Casepoint Hires New Chief Product Officer
Legal tech platform Casepoint has appointed Pete Feinberg as its new Chief Product Officer. Feinberg brings over 20 years of SaaS and AI product leadership experience, highlighting the convergence of product, AI, and compliance expertise in enterprise software leadership.
Pete Feinberg's arrival at Casepoint follows his tenure as Chief Product Officer at Consilio, a major player in eDiscovery and legal consulting services. At Consilio, he was responsible for the product strategy across a wide array of legal technology solutions, including leading the Self-Service Business Unit. His experience there involved driving the development of platforms like Sightline 7.0, which focused on creating more streamlined and powerful self-service eDiscovery for legal professionals. This appointment comes on the heels of a significant strategic move for Casepoint. In January 2025, the company merged with OPEXUS, a specialist in government process management software, in a deal backed by a majority investment from private equity firm Thoma Bravo. This merger created a more comprehensive platform aimed at serving both government and commercial clients with complex workflow, compliance, and data discovery needs. The newly formed entity combines OPEXUS's strength in managing processes for over 200 public institutions, including workflows for Freedom of Information Act (FOIA) requests and investigations, with Casepoint's AI-powered eDiscovery and compliance platform. The joint company is led by OPEXUS CEO Howard Langsam, with Casepoint's founder Vishal Rajpara also on the executive team. This positions the firm to tackle increasingly complex data challenges for government agencies and regulated industries. Feinberg's deep experience in building AI-assisted workflows for enterprise and government use is critical as the legal tech industry rapidly adopts AI. Legal teams are moving beyond experimental AI to expecting it to be embedded in their daily workflows for tasks like document review, drafting, and compliance monitoring.

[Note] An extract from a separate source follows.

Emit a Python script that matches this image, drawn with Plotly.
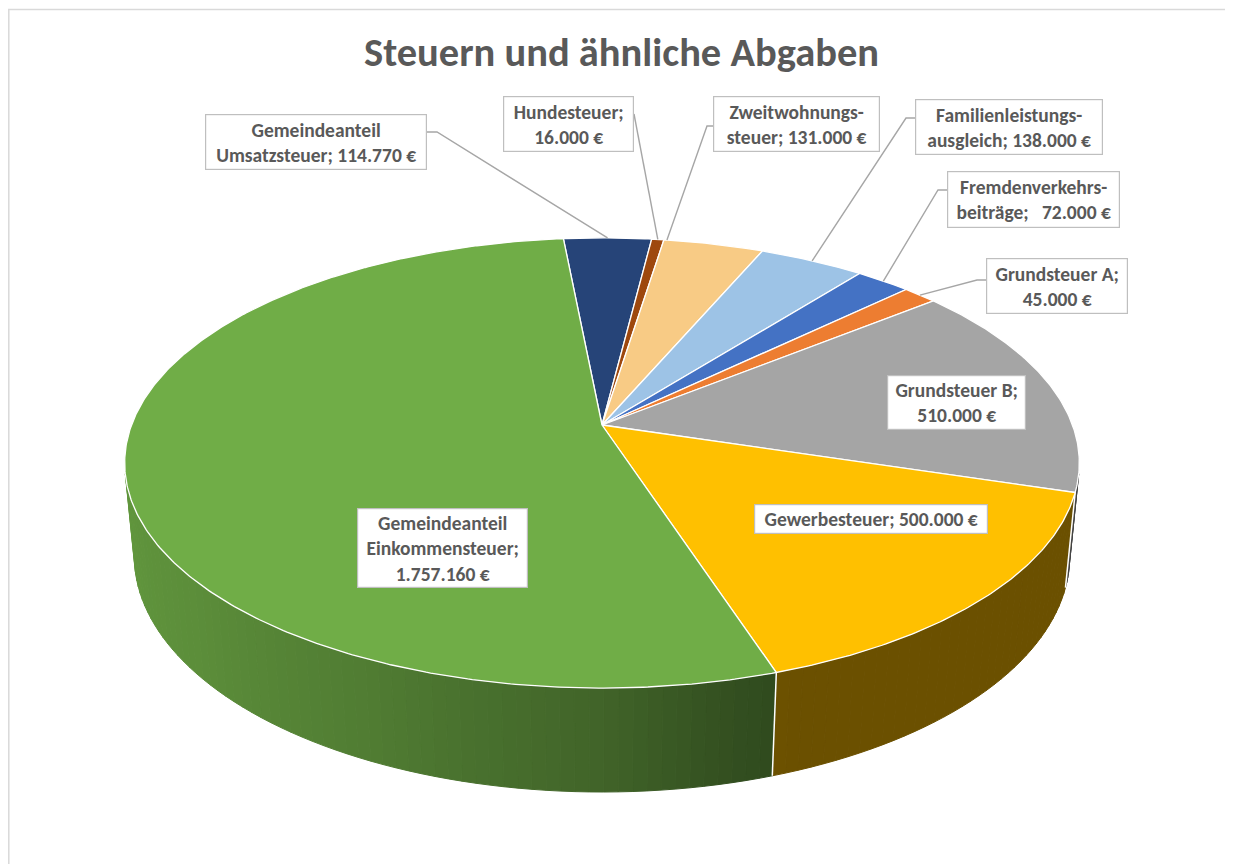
import numpy as np
import plotly.graph_objects as go

# ---------------- data ----------------
categories = [
    "Gemeindeanteil Umsatzsteuer",
    "Hundesteuer",
    "Zweitwohnungssteuer",
    "Familienleistungsausgleich",
    "Fremdenverkehrsbeiträge",
    "Grundsteuer A",
    "Grundsteuer B",
    "Gewerbesteuer",
    "Gemeindeanteil Einkommensteuer",
]
values = [114770, 16000, 131000, 138000, 72000, 45000, 510000, 500000, 1757160]
colors = ["#264478", "#9E480E", "#F8CB85", "#9DC3E6", "#4472C4",
          "#ED7D31", "#A5A5A5", "#FFC000", "#70AD47"]
label_names = [
    "Gemeindeanteil<br>Umsatzsteuer",
    "Hundesteuer",
    "Zweitwohnungs-<br>steuer",
    "Familienleistungs-<br>ausgleich",
    "Fremdenverkehrs-<br>beiträge",
    "Grundsteuer A",
    "Grundsteuer B",
    "Gewerbesteuer",
    "Gemeindeanteil<br>Einkommensteuer",
]
label_seps = ["; ", ";<br>", "; ", "; ", ";\u00a0\u00a0 ", ";<br>", ";<br>", "; ", ";<br>"]
title = "Steuern und ähnliche Abgaben"

# ---------------- layout / geometry ----------------
W, H = 1233, 864
OFF = 8                    # page body margin compensation
start_deg = -5.5           # first slice angle (clockwise from back)
elev = np.radians(27.7)    # 3D x-rotation
dist = 5.25                # camera distance (radius units)
scale = 2470.0
cx, cy = 602.0, 425.0
thick = 0.225
FONT = "Carlito, Calibri, Lato, sans-serif"
TXT = "#595959"
LEAD = "#A6A6A6"

s_e, c_e = np.sin(elev), np.cos(elev)


def proj(theta_deg, r=1.0, z=0.0):
    t = np.radians(np.asarray(theta_deg, dtype=float))
    X = r * np.sin(t)
    Y = r * np.cos(t)
    vy = Y + dist * c_e
    vz = z - dist * s_e
    depth = vy * c_e - vz * s_e
    up = vy * s_e + vz * c_e
    return cx + scale * X / depth, cy - scale * up / depth


def shade(hexcol, f):
    h = hexcol.lstrip("#")
    r, g, b = (int(h[i:i + 2], 16) for i in (0, 2, 4))
    return "rgb(%d,%d,%d)" % (r * f, g * f, b * f)


total = float(sum(values))
cum = np.concatenate([[0], np.cumsum(values)]) / total
bounds = start_deg + 360.0 * cum

fig = go.Figure()

# ---- side walls (visible front part) ----
vis = np.degrees(np.arccos(-1.0 / (dist * c_e)))
vis_lo, vis_hi = vis, 360 - vis
sh_a = [100, 160, 168, 180, 205, 230, 262]
sh_f = [0.42, 0.42, 0.47, 0.58, 0.72, 0.82, 0.88]
for i, col in enumerate(colors):
    a0, a1 = max(bounds[i], vis_lo), min(bounds[i + 1], vis_hi)
    if a1 <= a0:
        continue
    n = max(1, int(np.ceil((a1 - a0) / 1.5)))
    edges = np.linspace(a0, a1, n + 1)
    for j in range(n):
        ts = np.linspace(edges[j], edges[j + 1], 4)
        xt, yt = proj(ts, z=0)
        xb, yb = proj(ts[::-1], z=-thick)
        fc = shade(col, np.interp((edges[j] + edges[j + 1]) / 2, sh_a, sh_f))
        fig.add_trace(go.Scatter(
            x=np.concatenate([xt, xb, xt[:1]]), y=np.concatenate([yt, yb, yt[:1]]),
            mode="lines", fill="toself", fillcolor=fc,
            line=dict(color=fc, width=1), hoverinfo="skip", showlegend=False))

# slice separators on the side wall
for b in bounds:
    bb = (b + 360) % 360
    if vis_lo < bb < vis_hi:
        x0, y0 = proj(bb, z=0)
        x1, y1 = proj(bb, z=-thick)
        fig.add_trace(go.Scatter(x=[x0, x1], y=[y0, y1], mode="lines",
                                 line=dict(color="white", width=1.5),
                                 hoverinfo="skip", showlegend=False))

# ---- top face wedges ----
for i, col in enumerate(colors):
    n = max(2, int(np.ceil((bounds[i + 1] - bounds[i]) / 0.5)))
    ts = np.linspace(bounds[i], bounds[i + 1], n + 1)
    xa, ya = proj(ts)
    fig.add_trace(go.Scatter(
        x=np.concatenate([[cx], xa, [cx]]), y=np.concatenate([[cy], ya, [cy]]),
        mode="lines", fill="toself", fillcolor=col,
        line=dict(color="white", width=1.3), name=categories[i],
        hovertext=f"{categories[i]}: {values[i]:,} €".replace(",", "."),
        hoverinfo="text", showlegend=False))

# ---------------- labels ----------------
def fmt(v):
    return f"{v:,}".replace(",", ".") + " €"

# box center x, center y, width, height
boxes = [
    (316, 142, 222, 56),
    (568, 124, 131, 56),
    (796, 124, 167, 56),
    (1009, 127, 188, 56),
    (1033, 199, 173, 57),
    (1057, 286, 142, 56),
    (956, 402, 139, 55),
    (871, 519, 234, 30),
    (442, 548, 171, 80),
]
# leader: start point on box, elbow point, position inside slice (fraction)
leaders = {
    0: ((427, 132), (437, 132), 0.5),
    1: ((634, 114), None, 0.5),
    2: ((713, 126), (707, 126), 0.03),
    3: ((915, 118), (906, 118), 0.5),
    4: ((947, 190), (938, 190), 0.5),
    5: ((986, 280), (977, 280), 0.5),
}
for i, (p0, elbow, fr) in leaders.items():
    ang = bounds[i] + fr * (bounds[i + 1] - bounds[i])
    ex, ey = proj(ang)
    xs = [p0[0]] + ([elbow[0]] if elbow else []) + [float(ex)]
    ys = [p0[1]] + ([elbow[1]] if elbow else []) + [float(ey)]
    fig.add_trace(go.Scatter(x=xs, y=ys, mode="lines",
                             line=dict(color=LEAD, width=1.4),
                             hoverinfo="skip", showlegend=False))

annotations = []
for i in range(len(values)):
    bx, by, bw, bh = boxes[i]
    annotations.append(dict(
        x=bx, y=by, xref="x", yref="y", showarrow=False,
        text=label_names[i] + label_seps[i] + fmt(values[i]),
        font=dict(family=FONT, size=19.5, color=TXT, weight="bold"),
        align="center", valign="middle",
        width=bw - 8, height=bh - 8, borderpad=3,
        bgcolor="white", bordercolor="#BFBFBF", borderwidth=1.2))

annotations.append(dict(
    x=621, y=52, xref="x", yref="y", showarrow=False, text=title,
    font=dict(family=FONT, size=40.5, color=TXT, weight="bold")))

fig.update_layout(
    width=W, height=H, margin=dict(l=0, r=0, t=0, b=0),
    paper_bgcolor="white", plot_bgcolor="white",
    xaxis=dict(range=[OFF, W + OFF], visible=False, fixedrange=True),
    yaxis=dict(range=[H + OFF, OFF], visible=False, fixedrange=True),
    annotations=annotations,
    shapes=[dict(type="rect", xref="x", yref="y", x0=8.8, y0=9.5, x1=1229, y1=880,
                 line=dict(color="#D9D9D9", width=1.5), layer="below")],
    showlegend=False,
)

fig.write_html("out.html")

The focus is shifting towards practical, transparent, and auditable AI that can handle the massive volumes of complex data in litigation and investigations. The broader legal tech landscape is seeing a push for more integrated and specialized AI solutions over generic models. As data sources become more diverse—spanning chat, video, and other collaboration tools—the challenge of eDiscovery evolves, requiring more sophisticated AI to manage and make sense of the information. Governance and compliance around the use of AI are also becoming paramount, with a growing demand for systems that have clear audit trails and allow for human oversight.